Repeat the listing in full, word for word.

## Begin Input rows

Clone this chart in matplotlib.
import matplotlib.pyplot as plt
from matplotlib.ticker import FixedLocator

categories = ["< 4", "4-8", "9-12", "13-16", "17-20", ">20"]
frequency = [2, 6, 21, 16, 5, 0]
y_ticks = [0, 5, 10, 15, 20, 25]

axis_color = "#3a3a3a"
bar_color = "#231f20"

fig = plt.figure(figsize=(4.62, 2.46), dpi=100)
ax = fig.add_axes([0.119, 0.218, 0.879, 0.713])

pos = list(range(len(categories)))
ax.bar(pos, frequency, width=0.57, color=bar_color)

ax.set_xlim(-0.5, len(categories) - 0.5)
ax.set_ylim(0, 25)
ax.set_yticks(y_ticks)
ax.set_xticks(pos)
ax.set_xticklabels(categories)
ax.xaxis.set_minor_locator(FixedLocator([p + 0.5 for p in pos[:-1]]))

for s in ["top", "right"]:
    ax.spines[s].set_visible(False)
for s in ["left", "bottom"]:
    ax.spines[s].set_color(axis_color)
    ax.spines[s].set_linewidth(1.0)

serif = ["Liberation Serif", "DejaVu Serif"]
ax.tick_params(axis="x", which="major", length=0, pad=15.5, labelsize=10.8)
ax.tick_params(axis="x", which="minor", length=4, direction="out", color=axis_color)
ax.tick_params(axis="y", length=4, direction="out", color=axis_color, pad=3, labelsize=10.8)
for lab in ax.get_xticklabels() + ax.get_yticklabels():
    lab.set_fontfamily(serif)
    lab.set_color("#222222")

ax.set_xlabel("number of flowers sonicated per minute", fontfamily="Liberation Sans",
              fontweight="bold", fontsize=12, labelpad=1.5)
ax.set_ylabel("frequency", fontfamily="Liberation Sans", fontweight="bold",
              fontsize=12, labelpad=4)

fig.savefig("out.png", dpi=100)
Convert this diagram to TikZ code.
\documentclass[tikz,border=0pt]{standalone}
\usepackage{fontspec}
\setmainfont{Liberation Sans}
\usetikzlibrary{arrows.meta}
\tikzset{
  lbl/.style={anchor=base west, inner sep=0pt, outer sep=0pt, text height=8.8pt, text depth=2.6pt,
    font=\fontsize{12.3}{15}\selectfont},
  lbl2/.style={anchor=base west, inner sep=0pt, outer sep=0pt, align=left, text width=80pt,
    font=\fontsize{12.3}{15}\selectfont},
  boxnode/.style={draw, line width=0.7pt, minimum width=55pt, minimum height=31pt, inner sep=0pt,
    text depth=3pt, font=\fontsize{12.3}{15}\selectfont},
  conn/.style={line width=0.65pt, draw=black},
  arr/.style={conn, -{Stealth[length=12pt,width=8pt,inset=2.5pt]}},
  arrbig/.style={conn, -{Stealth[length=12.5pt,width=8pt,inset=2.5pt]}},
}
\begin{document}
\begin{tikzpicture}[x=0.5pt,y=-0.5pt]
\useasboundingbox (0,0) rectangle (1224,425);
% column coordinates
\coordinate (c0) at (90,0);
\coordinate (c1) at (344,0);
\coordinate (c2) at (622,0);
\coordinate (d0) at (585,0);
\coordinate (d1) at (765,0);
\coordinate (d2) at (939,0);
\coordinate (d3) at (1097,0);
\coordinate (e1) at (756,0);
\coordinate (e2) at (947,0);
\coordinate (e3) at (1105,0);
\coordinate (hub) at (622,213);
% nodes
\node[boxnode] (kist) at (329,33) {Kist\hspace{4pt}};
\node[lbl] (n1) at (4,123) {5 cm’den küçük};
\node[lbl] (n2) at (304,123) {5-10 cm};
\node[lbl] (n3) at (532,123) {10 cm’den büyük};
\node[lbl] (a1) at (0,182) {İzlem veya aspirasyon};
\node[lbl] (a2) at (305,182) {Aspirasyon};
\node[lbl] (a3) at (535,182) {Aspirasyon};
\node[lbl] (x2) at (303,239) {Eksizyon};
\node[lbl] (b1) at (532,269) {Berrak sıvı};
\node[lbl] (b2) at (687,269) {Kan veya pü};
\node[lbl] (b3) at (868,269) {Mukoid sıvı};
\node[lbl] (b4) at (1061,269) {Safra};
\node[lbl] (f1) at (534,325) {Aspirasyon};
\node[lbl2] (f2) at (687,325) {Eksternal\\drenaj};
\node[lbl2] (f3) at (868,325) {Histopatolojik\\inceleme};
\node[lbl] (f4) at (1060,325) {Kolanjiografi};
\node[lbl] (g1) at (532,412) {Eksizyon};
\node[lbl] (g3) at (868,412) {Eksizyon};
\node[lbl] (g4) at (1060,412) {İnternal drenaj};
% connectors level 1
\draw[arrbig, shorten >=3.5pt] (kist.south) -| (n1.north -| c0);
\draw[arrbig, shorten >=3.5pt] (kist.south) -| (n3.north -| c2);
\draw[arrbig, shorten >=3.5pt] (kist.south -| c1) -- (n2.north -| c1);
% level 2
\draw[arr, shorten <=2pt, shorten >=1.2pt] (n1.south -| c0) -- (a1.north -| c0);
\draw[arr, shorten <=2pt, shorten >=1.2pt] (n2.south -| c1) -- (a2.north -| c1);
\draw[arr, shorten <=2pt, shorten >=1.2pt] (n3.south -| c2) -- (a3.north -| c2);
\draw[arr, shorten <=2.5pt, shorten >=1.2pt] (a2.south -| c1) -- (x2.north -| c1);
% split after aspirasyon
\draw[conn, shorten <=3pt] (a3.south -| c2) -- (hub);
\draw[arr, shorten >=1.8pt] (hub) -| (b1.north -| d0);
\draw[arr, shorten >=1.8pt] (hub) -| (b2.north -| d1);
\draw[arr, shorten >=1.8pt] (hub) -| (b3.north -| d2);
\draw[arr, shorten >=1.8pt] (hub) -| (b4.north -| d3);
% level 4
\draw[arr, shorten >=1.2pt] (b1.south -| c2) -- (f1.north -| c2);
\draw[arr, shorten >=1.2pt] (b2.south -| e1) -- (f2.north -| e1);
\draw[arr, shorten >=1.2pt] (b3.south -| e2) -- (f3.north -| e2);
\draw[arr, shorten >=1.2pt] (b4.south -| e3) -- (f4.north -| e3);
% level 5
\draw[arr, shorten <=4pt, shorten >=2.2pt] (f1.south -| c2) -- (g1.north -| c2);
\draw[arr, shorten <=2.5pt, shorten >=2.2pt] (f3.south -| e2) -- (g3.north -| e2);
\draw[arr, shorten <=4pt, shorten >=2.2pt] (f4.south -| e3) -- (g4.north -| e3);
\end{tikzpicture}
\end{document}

## End Input rows

**Exercise output**.
Clone this chart in matplotlib.
import matplotlib.pyplot as plt
from matplotlib.ticker import FixedLocator

categories = ["< 4", "4-8", "9-12", "13-16", "17-20", ">20"]
frequency = [2, 6, 21, 16, 5, 0]
y_ticks = [0, 5, 10, 15, 20, 25]

axis_color = "#3a3a3a"
bar_color = "#231f20"

fig = plt.figure(figsize=(4.62, 2.46), dpi=100)
ax = fig.add_axes([0.119, 0.218, 0.879, 0.713])

pos = list(range(len(categories)))
ax.bar(pos, frequency, width=0.57, color=bar_color)

ax.set_xlim(-0.5, len(categories) - 0.5)
ax.set_ylim(0, 25)
ax.set_yticks(y_ticks)
ax.set_xticks(pos)
ax.set_xticklabels(categories)
ax.xaxis.set_minor_locator(FixedLocator([p + 0.5 for p in pos[:-1]]))

for s in ["top", "right"]:
    ax.spines[s].set_visible(False)
for s in ["left", "bottom"]:
    ax.spines[s].set_color(axis_color)
    ax.spines[s].set_linewidth(1.0)

serif = ["Liberation Serif", "DejaVu Serif"]
ax.tick_params(axis="x", which="major", length=0, pad=15.5, labelsize=10.8)
ax.tick_params(axis="x", which="minor", length=4, direction="out", color=axis_color)
ax.tick_params(axis="y", length=4, direction="out", color=axis_color, pad=3, labelsize=10.8)
for lab in ax.get_xticklabels() + ax.get_yticklabels():
    lab.set_fontfamily(serif)
    lab.set_color("#222222")

ax.set_xlabel("number of flowers sonicated per minute", fontfamily="Liberation Sans",
              fontweight="bold", fontsize=12, labelpad=1.5)
ax.set_ylabel("frequency", fontfamily="Liberation Sans", fontweight="bold",
              fontsize=12, labelpad=4)

fig.savefig("out.png", dpi=100)
Convert this diagram to TikZ code.
\documentclass[tikz,border=0pt]{standalone}
\usepackage{fontspec}
\setmainfont{Liberation Sans}
\usetikzlibrary{arrows.meta}
\tikzset{
  lbl/.style={anchor=base west, inner sep=0pt, outer sep=0pt, text height=8.8pt, text depth=2.6pt,
    font=\fontsize{12.3}{15}\selectfont},
  lbl2/.style={anchor=base west, inner sep=0pt, outer sep=0pt, align=left, text width=80pt,
    font=\fontsize{12.3}{15}\selectfont},
  boxnode/.style={draw, line width=0.7pt, minimum width=55pt, minimum height=31pt, inner sep=0pt,
    text depth=3pt, font=\fontsize{12.3}{15}\selectfont},
  conn/.style={line width=0.65pt, draw=black},
  arr/.style={conn, -{Stealth[length=12pt,width=8pt,inset=2.5pt]}},
  arrbig/.style={conn, -{Stealth[length=12.5pt,width=8pt,inset=2.5pt]}},
}
\begin{document}
\begin{tikzpicture}[x=0.5pt,y=-0.5pt]
\useasboundingbox (0,0) rectangle (1224,425);
% column coordinates
\coordinate (c0) at (90,0);
\coordinate (c1) at (344,0);
\coordinate (c2) at (622,0);
\coordinate (d0) at (585,0);
\coordinate (d1) at (765,0);
\coordinate (d2) at (939,0);
\coordinate (d3) at (1097,0);
\coordinate (e1) at (756,0);
\coordinate (e2) at (947,0);
\coordinate (e3) at (1105,0);
\coordinate (hub) at (622,213);
% nodes
\node[boxnode] (kist) at (329,33) {Kist\hspace{4pt}};
\node[lbl] (n1) at (4,123) {5 cm’den küçük};
\node[lbl] (n2) at (304,123) {5-10 cm};
\node[lbl] (n3) at (532,123) {10 cm’den büyük};
\node[lbl] (a1) at (0,182) {İzlem veya aspirasyon};
\node[lbl] (a2) at (305,182) {Aspirasyon};
\node[lbl] (a3) at (535,182) {Aspirasyon};
\node[lbl] (x2) at (303,239) {Eksizyon};
\node[lbl] (b1) at (532,269) {Berrak sıvı};
\node[lbl] (b2) at (687,269) {Kan veya pü};
\node[lbl] (b3) at (868,269) {Mukoid sıvı};
\node[lbl] (b4) at (1061,269) {Safra};
\node[lbl] (f1) at (534,325) {Aspirasyon};
\node[lbl2] (f2) at (687,325) {Eksternal\\drenaj};
\node[lbl2] (f3) at (868,325) {Histopatolojik\\inceleme};
\node[lbl] (f4) at (1060,325) {Kolanjiografi};
\node[lbl] (g1) at (532,412) {Eksizyon};
\node[lbl] (g3) at (868,412) {Eksizyon};
\node[lbl] (g4) at (1060,412) {İnternal drenaj};
% connectors level 1
\draw[arrbig, shorten >=3.5pt] (kist.south) -| (n1.north -| c0);
\draw[arrbig, shorten >=3.5pt] (kist.south) -| (n3.north -| c2);
\draw[arrbig, shorten >=3.5pt] (kist.south -| c1) -- (n2.north -| c1);
% level 2
\draw[arr, shorten <=2pt, shorten >=1.2pt] (n1.south -| c0) -- (a1.north -| c0);
\draw[arr, shorten <=2pt, shorten >=1.2pt] (n2.south -| c1) -- (a2.north -| c1);
\draw[arr, shorten <=2pt, shorten >=1.2pt] (n3.south -| c2) -- (a3.north -| c2);
\draw[arr, shorten <=2.5pt, shorten >=1.2pt] (a2.south -| c1) -- (x2.north -| c1);
% split after aspirasyon
\draw[conn, shorten <=3pt] (a3.south -| c2) -- (hub);
\draw[arr, shorten >=1.8pt] (hub) -| (b1.north -| d0);
\draw[arr, shorten >=1.8pt] (hub) -| (b2.north -| d1);
\draw[arr, shorten >=1.8pt] (hub) -| (b3.north -| d2);
\draw[arr, shorten >=1.8pt] (hub) -| (b4.north -| d3);
% level 4
\draw[arr, shorten >=1.2pt] (b1.south -| c2) -- (f1.north -| c2);
\draw[arr, shorten >=1.2pt] (b2.south -| e1) -- (f2.north -| e1);
\draw[arr, shorten >=1.2pt] (b3.south -| e2) -- (f3.north -| e2);
\draw[arr, shorten >=1.2pt] (b4.south -| e3) -- (f4.north -| e3);
% level 5
\draw[arr, shorten <=4pt, shorten >=2.2pt] (f1.south -| c2) -- (g1.north -| c2);
\draw[arr, shorten <=2.5pt, shorten >=2.2pt] (f3.south -| e2) -- (g3.north -| e2);
\draw[arr, shorten <=4pt, shorten >=2.2pt] (f4.south -| e3) -- (g4.north -| e3);
\end{tikzpicture}
\end{document}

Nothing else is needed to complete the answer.